(Collected data)
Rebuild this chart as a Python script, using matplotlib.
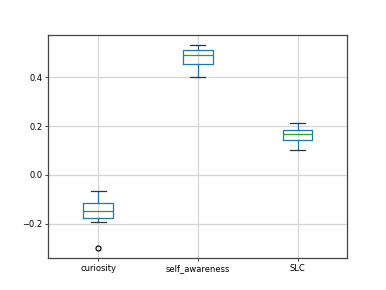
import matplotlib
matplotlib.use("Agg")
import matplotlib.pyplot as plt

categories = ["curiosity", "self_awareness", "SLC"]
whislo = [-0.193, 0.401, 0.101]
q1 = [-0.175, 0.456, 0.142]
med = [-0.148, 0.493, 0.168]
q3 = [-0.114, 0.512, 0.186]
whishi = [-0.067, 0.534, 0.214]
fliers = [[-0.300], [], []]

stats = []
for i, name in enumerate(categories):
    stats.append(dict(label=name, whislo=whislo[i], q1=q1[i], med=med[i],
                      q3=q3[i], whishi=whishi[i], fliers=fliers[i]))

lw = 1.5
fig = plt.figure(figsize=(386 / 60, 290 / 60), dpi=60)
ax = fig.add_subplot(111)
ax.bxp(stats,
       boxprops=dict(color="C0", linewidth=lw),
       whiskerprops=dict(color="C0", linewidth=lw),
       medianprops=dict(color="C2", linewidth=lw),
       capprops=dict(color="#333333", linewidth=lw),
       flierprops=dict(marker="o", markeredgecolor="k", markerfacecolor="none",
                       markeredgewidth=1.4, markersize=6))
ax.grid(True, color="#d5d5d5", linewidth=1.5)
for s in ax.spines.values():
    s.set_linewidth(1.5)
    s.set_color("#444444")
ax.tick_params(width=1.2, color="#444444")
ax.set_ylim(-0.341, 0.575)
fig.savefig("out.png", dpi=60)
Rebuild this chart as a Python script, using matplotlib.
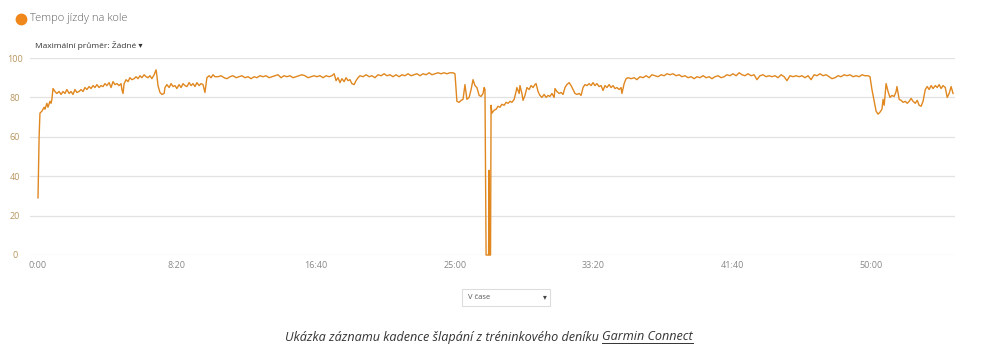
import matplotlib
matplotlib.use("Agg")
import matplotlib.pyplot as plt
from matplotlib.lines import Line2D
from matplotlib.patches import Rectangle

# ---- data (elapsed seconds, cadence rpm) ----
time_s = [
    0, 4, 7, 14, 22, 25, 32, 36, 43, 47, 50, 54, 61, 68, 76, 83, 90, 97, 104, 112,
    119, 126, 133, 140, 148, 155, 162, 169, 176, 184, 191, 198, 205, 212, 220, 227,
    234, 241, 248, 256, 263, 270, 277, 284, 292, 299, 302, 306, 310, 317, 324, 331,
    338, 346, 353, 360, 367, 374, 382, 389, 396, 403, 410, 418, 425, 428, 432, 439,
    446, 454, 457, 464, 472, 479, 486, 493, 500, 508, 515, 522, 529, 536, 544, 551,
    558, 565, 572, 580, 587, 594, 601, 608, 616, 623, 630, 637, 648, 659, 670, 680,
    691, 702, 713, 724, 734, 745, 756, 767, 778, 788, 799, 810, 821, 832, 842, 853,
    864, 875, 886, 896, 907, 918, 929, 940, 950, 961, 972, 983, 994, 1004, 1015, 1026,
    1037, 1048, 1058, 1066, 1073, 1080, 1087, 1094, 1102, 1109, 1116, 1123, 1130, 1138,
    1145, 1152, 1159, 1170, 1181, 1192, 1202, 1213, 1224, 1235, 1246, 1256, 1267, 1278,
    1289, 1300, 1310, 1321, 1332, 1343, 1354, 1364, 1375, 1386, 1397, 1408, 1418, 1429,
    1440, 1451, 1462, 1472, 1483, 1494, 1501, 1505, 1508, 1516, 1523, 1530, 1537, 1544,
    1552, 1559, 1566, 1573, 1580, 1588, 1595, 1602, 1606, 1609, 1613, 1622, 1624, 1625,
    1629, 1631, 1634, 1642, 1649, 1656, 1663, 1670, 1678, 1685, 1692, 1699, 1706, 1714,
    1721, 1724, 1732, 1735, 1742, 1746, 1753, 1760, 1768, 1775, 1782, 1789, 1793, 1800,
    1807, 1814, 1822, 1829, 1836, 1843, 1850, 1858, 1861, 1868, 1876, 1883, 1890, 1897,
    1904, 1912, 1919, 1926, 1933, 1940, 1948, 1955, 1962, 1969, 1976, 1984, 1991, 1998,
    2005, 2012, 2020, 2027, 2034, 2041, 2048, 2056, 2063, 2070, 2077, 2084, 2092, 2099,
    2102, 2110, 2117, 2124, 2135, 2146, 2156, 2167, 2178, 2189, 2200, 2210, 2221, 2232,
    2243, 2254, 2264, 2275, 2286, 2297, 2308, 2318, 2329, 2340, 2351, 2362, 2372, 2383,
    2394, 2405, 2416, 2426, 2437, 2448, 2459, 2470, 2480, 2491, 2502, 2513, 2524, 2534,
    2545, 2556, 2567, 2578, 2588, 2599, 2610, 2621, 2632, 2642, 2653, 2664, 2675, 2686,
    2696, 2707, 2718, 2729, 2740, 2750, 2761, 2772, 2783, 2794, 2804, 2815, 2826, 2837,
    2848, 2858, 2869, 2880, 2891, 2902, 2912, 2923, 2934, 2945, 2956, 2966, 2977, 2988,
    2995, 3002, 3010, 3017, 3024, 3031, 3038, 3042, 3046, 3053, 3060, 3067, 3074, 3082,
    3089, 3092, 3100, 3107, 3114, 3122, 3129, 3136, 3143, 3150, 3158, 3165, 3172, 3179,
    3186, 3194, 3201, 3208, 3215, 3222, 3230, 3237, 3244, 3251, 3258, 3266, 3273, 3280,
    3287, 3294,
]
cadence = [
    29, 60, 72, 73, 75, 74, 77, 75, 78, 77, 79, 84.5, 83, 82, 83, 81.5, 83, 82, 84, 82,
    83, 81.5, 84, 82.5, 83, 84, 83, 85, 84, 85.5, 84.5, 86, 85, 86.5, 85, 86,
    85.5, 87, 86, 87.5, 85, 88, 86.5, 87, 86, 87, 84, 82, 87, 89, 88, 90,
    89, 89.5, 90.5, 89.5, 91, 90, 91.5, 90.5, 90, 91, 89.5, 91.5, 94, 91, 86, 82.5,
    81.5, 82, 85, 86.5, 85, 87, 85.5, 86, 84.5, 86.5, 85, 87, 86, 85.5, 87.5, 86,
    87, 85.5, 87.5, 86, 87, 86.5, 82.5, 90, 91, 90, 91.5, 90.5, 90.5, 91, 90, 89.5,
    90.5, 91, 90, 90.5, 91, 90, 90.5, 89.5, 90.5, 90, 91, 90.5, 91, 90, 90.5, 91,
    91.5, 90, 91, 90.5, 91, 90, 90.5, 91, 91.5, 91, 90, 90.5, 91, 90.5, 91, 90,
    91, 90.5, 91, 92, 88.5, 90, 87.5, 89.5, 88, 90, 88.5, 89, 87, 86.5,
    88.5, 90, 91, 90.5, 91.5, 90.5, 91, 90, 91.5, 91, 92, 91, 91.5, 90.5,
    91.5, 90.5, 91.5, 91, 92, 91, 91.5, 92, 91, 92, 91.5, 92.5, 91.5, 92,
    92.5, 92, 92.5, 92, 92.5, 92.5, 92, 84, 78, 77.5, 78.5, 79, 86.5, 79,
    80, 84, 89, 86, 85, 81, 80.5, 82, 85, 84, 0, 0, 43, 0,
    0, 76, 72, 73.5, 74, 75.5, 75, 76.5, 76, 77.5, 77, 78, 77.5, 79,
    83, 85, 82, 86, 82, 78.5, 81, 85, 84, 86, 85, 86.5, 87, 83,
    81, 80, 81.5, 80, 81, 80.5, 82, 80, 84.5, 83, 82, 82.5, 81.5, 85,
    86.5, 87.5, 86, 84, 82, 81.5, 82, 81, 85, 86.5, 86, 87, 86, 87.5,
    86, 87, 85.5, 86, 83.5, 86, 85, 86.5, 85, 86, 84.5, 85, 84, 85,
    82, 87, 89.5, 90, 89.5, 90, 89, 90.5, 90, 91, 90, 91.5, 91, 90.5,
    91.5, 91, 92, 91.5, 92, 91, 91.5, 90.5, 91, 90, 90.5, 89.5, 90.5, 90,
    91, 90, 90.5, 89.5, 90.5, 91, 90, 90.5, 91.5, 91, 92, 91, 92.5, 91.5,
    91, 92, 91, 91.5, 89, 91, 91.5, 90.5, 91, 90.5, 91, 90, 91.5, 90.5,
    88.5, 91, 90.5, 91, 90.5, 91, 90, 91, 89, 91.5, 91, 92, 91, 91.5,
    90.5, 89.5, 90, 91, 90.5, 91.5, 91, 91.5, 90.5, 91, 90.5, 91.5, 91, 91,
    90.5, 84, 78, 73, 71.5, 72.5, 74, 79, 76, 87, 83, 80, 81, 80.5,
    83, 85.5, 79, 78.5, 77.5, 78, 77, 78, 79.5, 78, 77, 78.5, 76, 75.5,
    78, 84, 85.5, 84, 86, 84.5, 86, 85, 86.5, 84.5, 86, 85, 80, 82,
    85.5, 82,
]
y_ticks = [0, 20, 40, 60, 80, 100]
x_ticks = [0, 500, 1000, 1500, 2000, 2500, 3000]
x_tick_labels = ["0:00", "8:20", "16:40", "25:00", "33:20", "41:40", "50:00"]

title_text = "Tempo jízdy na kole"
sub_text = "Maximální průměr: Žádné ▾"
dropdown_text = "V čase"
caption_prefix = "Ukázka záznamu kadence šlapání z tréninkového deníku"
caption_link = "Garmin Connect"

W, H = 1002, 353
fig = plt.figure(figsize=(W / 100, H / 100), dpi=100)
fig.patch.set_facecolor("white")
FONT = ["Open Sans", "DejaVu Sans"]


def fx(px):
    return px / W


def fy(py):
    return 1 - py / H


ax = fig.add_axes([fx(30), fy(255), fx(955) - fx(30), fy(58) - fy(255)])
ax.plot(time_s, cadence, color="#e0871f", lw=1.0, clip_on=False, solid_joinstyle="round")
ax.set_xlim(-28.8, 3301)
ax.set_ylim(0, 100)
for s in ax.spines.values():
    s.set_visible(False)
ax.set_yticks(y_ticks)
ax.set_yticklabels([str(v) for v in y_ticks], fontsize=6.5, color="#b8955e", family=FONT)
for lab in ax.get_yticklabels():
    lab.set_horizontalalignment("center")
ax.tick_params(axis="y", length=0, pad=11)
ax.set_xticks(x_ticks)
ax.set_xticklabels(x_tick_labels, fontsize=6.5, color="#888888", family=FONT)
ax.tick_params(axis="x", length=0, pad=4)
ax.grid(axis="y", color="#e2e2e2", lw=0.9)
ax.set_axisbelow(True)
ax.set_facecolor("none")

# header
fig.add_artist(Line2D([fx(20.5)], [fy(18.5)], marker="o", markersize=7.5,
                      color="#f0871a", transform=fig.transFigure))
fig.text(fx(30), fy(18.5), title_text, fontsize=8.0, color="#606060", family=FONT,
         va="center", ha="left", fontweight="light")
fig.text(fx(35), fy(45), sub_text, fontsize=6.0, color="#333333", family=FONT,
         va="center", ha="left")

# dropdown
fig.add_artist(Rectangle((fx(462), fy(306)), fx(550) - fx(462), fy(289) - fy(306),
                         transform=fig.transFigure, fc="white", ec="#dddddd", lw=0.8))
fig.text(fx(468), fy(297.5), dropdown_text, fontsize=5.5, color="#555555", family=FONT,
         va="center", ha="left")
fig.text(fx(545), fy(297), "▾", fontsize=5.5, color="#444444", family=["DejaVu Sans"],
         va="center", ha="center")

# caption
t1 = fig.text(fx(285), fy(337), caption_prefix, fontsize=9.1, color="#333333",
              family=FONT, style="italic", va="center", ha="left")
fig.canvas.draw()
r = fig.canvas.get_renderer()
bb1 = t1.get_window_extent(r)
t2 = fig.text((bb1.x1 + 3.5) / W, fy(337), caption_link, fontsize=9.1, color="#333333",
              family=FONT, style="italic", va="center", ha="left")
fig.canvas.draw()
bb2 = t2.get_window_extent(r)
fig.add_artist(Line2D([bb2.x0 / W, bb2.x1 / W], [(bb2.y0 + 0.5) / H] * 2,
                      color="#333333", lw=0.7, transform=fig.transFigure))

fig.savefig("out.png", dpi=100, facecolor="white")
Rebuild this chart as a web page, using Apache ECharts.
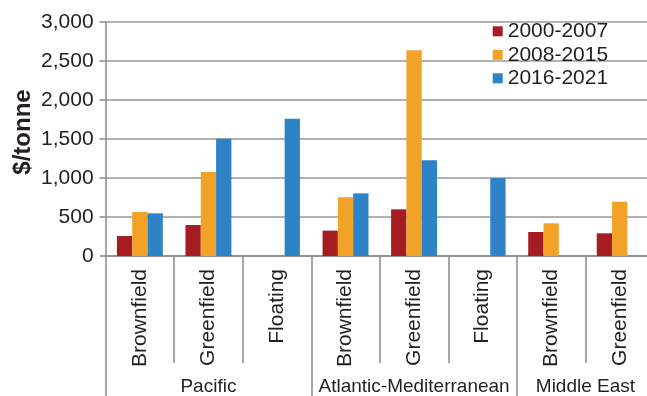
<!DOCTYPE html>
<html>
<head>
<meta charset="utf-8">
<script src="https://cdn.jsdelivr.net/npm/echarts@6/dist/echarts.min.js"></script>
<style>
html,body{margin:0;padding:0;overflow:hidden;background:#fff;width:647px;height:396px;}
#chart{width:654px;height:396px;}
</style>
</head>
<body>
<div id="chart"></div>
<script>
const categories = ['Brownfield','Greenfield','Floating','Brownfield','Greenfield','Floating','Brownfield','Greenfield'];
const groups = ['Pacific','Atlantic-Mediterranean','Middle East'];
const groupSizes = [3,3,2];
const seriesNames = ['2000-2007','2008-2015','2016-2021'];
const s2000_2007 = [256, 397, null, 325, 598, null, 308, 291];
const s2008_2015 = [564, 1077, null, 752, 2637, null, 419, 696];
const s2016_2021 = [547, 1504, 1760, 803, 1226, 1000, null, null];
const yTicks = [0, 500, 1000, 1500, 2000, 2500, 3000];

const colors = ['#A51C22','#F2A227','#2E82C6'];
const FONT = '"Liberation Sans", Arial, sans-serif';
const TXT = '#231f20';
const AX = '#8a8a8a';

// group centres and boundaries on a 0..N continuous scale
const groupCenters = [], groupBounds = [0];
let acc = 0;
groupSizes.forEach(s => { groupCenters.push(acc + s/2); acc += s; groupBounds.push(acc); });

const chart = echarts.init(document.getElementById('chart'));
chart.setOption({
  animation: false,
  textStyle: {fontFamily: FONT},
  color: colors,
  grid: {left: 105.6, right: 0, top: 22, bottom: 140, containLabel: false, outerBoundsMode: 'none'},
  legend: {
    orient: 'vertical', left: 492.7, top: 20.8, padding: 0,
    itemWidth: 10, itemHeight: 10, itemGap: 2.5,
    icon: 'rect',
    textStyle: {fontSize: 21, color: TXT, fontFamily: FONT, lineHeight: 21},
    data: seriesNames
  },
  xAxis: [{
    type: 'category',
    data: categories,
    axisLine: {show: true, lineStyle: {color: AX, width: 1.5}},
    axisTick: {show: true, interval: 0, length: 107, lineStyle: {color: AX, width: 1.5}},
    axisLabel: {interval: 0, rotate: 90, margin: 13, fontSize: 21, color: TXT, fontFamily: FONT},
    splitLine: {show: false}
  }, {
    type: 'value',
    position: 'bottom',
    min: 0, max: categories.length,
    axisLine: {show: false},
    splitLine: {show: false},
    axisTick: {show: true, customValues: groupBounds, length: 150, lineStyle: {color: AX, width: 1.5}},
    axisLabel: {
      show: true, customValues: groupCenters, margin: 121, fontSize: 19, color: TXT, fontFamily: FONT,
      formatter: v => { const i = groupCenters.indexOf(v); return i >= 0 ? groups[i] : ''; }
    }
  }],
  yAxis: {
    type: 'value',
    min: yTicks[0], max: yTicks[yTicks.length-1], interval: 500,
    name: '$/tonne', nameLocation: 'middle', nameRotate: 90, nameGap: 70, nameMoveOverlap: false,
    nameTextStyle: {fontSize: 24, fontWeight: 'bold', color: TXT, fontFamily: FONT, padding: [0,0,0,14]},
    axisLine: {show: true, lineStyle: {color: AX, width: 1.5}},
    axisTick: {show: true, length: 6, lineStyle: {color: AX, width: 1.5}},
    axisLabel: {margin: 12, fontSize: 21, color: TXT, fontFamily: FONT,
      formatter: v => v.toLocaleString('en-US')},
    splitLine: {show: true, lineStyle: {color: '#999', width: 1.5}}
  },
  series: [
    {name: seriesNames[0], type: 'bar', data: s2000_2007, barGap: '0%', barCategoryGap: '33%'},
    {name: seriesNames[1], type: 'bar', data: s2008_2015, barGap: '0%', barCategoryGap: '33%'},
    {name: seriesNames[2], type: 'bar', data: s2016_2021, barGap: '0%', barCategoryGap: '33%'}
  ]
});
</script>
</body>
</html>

**Your instructions**:
Take the material above from its first line through the line holding "from matplotlib.patches import Rectangle" and set it down exactly, without the pictures.

**Full solution**:
Rebuild this chart as a Python script, using matplotlib.
import matplotlib
matplotlib.use("Agg")
import matplotlib.pyplot as plt

categories = ["curiosity", "self_awareness", "SLC"]
whislo = [-0.193, 0.401, 0.101]
q1 = [-0.175, 0.456, 0.142]
med = [-0.148, 0.493, 0.168]
q3 = [-0.114, 0.512, 0.186]
whishi = [-0.067, 0.534, 0.214]
fliers = [[-0.300], [], []]

stats = []
for i, name in enumerate(categories):
    stats.append(dict(label=name, whislo=whislo[i], q1=q1[i], med=med[i],
                      q3=q3[i], whishi=whishi[i], fliers=fliers[i]))

lw = 1.5
fig = plt.figure(figsize=(386 / 60, 290 / 60), dpi=60)
ax = fig.add_subplot(111)
ax.bxp(stats,
       boxprops=dict(color="C0", linewidth=lw),
       whiskerprops=dict(color="C0", linewidth=lw),
       medianprops=dict(color="C2", linewidth=lw),
       capprops=dict(color="#333333", linewidth=lw),
       flierprops=dict(marker="o", markeredgecolor="k", markerfacecolor="none",
                       markeredgewidth=1.4, markersize=6))
ax.grid(True, color="#d5d5d5", linewidth=1.5)
for s in ax.spines.values():
    s.set_linewidth(1.5)
    s.set_color("#444444")
ax.tick_params(width=1.2, color="#444444")
ax.set_ylim(-0.341, 0.575)
fig.savefig("out.png", dpi=60)
Rebuild this chart as a Python script, using matplotlib.
import matplotlib
matplotlib.use("Agg")
import matplotlib.pyplot as plt
from matplotlib.lines import Line2D
from matplotlib.patches import Rectangle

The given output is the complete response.